Once you know the basic ratios, you can swap herbs, spices, and sweeteners so each pork chop dinner feels a little different. That flexibility often keeps the method fresh without adding work on busy nights.
How Brining Compares To Marinades
Many cooks reach for a marinade when pork feels bland. Marinades often rely on acid from vinegar, wine, or citrus juice, plus oil and herbs. Acid can soften the surface of pork but does little for the center unless the meat stays in contact for a long time. With thin cuts, too much acid can give the surface a mushy feel.
A pork chop brine focuses on salt and water, with only gentle acid if any. Water and salt move farther into the chop than most marinades do, which means moisture and seasoning reach the center. You can still add a short marinade after brining if you like, as long as you cut back on salt in that mixture.
Common Brining Mistakes To Avoid
Several small missteps can dull the payoff from brining. The good news is that each one is easy to fix once you know where problems start.
Using Hot Brine On Raw Pork
Warm brine raises the surface temperature of raw pork and keeps it in the food safety danger zone longer. Always cool any heated brine to room temperature before it touches meat. Place the container in the fridge right after you add the chops.
Packing Too Many Chops Into A Small Dish
Crowding makes it hard for brine to reach every surface and can leave patches that stay bland.
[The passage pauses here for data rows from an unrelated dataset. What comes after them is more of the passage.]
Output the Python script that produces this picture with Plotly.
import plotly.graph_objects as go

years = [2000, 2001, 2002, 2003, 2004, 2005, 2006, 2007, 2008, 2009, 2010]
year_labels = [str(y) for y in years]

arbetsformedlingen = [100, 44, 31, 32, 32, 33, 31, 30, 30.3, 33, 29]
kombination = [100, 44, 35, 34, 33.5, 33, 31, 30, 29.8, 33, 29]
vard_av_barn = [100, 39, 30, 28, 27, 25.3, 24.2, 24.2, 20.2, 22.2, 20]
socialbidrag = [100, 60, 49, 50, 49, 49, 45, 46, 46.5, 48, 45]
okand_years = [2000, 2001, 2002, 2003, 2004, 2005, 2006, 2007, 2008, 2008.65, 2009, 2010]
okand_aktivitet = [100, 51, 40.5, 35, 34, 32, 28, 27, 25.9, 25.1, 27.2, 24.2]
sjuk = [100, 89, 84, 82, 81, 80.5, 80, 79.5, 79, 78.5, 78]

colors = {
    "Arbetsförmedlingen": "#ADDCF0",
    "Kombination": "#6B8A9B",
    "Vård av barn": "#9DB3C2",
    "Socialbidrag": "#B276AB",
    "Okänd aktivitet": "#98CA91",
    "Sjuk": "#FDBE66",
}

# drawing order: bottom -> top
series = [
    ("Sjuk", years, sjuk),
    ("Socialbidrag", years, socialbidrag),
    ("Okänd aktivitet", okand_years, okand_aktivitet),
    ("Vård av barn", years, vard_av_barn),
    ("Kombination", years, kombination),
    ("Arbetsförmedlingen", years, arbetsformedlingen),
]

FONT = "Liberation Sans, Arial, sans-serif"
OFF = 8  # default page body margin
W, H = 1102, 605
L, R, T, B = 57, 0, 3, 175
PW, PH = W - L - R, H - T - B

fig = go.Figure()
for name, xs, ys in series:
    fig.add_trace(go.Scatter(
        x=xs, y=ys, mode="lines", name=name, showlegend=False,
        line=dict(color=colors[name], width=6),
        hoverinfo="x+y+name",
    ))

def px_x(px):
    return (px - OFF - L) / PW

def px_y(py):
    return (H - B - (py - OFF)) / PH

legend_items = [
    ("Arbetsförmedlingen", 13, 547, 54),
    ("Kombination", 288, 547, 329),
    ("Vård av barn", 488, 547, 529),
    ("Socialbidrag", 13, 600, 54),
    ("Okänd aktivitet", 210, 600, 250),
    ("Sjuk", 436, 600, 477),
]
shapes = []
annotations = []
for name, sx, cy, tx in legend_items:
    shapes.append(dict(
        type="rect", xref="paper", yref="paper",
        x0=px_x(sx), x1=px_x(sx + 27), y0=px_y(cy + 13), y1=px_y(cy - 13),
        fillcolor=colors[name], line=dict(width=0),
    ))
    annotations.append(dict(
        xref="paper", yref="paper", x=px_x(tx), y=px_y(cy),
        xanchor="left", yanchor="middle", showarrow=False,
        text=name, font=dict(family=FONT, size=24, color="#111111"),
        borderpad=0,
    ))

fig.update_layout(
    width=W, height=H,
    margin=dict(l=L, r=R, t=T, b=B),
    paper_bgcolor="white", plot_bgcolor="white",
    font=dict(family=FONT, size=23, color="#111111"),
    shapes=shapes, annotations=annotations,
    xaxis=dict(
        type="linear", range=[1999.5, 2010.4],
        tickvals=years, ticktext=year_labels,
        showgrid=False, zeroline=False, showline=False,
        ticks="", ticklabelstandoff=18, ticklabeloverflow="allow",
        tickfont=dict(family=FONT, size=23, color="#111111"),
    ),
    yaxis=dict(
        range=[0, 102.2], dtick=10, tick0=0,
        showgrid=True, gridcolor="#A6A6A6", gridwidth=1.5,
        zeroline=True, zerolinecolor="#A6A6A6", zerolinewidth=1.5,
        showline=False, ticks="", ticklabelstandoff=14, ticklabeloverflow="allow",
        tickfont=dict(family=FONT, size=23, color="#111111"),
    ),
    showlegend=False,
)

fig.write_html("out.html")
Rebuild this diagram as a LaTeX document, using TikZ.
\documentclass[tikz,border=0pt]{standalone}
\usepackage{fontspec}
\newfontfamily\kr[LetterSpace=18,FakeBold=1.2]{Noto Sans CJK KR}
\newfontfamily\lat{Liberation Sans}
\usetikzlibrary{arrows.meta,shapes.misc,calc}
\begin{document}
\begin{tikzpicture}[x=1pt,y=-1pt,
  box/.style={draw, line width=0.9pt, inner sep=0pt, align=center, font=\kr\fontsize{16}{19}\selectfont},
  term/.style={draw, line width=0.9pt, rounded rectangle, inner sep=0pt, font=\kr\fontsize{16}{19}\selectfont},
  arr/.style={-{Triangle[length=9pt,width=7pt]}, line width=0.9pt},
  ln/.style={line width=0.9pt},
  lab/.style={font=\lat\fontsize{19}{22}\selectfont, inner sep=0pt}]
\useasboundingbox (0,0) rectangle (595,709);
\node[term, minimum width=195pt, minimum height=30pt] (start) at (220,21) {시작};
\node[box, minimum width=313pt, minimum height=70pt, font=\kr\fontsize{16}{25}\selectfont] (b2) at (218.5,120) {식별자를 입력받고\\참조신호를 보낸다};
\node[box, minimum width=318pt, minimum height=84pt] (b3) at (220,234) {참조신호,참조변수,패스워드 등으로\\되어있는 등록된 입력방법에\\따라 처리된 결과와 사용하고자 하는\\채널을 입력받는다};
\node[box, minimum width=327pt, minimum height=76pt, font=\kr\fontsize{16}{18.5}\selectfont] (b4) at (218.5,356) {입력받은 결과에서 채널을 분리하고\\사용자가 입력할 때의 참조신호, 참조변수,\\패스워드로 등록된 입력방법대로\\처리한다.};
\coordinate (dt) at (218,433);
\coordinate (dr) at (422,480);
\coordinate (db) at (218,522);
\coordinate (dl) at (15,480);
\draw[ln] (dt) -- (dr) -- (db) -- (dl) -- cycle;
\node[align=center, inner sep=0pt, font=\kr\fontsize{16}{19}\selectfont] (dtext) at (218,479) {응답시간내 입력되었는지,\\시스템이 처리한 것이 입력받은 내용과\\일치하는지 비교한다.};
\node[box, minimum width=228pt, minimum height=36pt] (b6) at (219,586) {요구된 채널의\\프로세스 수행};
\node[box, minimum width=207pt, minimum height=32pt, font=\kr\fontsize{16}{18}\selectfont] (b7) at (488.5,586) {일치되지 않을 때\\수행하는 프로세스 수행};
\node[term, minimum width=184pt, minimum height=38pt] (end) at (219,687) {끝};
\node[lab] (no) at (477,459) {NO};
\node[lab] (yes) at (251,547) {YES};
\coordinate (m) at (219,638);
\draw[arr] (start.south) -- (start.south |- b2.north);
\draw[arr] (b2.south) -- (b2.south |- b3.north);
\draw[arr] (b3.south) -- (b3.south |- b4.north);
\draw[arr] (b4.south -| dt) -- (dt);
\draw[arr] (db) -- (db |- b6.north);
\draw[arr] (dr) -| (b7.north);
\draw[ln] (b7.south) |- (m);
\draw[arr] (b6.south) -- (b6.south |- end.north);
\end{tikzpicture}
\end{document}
Use a container wide enough so the chops rest mostly in a single layer.
Skipping The Drying Step
Extra moisture on the surface turns into steam instead of a golden crust. Dry the chops well before they hit the pan or grill.
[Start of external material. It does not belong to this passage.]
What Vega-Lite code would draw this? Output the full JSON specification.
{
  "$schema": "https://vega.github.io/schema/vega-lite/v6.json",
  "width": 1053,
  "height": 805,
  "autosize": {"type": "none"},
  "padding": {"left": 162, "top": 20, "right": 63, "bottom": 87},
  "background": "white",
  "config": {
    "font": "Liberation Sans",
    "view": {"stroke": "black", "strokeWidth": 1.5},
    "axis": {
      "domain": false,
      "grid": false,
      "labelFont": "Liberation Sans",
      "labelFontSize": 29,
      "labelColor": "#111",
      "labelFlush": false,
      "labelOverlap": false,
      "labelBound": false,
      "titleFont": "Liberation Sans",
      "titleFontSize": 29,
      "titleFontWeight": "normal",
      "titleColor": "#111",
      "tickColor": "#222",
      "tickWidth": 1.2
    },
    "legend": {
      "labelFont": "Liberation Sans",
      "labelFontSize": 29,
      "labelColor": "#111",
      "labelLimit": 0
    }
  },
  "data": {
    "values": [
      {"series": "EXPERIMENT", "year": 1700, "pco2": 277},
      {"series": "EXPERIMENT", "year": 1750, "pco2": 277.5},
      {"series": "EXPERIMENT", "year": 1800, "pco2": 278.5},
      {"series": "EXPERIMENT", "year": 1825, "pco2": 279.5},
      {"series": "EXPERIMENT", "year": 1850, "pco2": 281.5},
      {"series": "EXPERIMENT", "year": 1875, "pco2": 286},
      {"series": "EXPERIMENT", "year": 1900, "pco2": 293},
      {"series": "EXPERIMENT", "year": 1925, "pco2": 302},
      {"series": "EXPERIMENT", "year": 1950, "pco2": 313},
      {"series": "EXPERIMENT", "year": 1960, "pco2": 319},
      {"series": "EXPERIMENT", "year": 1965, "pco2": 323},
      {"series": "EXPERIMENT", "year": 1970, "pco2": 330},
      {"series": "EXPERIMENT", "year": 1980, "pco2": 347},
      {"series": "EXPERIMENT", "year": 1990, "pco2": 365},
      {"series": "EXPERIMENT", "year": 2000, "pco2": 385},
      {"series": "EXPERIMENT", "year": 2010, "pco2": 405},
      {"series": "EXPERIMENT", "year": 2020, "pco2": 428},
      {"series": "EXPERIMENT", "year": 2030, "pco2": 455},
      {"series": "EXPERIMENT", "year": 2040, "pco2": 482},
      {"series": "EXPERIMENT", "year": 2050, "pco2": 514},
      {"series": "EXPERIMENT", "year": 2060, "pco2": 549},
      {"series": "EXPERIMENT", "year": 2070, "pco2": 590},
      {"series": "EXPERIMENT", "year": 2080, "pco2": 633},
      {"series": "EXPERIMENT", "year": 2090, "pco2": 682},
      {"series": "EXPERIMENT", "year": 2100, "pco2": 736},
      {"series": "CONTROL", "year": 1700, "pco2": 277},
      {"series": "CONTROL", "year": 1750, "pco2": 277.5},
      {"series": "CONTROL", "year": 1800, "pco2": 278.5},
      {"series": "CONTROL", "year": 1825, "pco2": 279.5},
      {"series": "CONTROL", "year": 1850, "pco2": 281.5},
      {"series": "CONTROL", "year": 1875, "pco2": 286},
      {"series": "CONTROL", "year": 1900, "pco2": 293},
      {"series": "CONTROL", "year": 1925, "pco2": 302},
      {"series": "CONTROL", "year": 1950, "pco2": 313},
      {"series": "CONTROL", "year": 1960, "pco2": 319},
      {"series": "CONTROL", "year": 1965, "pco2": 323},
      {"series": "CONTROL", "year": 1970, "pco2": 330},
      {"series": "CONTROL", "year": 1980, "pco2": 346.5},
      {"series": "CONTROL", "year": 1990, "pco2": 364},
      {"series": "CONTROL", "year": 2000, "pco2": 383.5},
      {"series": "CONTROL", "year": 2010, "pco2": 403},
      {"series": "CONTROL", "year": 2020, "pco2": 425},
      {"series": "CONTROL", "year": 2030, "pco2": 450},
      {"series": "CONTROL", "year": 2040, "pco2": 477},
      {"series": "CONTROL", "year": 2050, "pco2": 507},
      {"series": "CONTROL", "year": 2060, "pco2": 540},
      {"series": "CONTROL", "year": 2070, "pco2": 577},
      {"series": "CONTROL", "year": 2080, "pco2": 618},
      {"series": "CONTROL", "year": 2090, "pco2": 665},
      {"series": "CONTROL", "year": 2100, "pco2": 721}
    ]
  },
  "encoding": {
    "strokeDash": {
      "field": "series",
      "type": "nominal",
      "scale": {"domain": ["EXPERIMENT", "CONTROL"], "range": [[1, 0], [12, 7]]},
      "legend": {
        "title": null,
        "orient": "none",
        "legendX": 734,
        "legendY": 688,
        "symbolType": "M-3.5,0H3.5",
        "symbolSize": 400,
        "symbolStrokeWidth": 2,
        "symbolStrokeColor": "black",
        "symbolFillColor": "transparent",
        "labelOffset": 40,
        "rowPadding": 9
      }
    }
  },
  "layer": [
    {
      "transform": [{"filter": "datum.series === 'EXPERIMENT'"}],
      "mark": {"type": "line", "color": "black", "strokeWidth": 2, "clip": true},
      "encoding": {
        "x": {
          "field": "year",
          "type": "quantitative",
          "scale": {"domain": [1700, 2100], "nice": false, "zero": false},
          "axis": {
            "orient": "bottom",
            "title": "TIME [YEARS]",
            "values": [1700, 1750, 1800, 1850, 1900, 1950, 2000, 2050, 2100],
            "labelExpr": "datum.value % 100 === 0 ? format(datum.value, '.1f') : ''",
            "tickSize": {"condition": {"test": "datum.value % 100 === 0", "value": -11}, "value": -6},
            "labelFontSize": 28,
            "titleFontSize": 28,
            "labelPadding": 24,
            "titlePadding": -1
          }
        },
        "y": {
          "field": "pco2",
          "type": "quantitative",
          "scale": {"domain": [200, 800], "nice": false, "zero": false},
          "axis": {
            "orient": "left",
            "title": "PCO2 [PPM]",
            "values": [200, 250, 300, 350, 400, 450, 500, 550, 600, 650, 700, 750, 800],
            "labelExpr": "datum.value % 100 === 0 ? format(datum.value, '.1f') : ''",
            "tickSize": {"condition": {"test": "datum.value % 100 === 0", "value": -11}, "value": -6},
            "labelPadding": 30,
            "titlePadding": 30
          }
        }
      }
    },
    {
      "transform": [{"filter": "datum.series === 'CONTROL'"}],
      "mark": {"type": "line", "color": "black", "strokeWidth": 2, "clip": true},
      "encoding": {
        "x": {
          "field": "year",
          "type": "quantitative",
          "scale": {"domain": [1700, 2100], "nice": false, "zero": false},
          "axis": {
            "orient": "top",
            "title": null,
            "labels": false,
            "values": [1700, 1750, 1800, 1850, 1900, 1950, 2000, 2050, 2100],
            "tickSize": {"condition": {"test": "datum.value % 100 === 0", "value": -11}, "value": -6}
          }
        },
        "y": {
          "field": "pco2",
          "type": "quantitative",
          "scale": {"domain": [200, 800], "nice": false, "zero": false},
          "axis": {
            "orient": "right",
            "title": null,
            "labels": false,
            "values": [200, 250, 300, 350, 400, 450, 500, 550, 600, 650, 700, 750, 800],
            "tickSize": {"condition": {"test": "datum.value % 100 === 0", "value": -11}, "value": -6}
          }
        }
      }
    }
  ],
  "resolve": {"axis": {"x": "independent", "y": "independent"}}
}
Final Thoughts On Pork Chop Brining
Taking time to brine pork chop turns a simple cut into a meal that feels special without extra stress. With a handful of pantry ingredients and a little planning, you gain pork chops that stay moist, slice cleanly, and taste seasoned from edge to center. Once this method becomes part of your routine, dry, bland pork chops fade from your kitchen for good.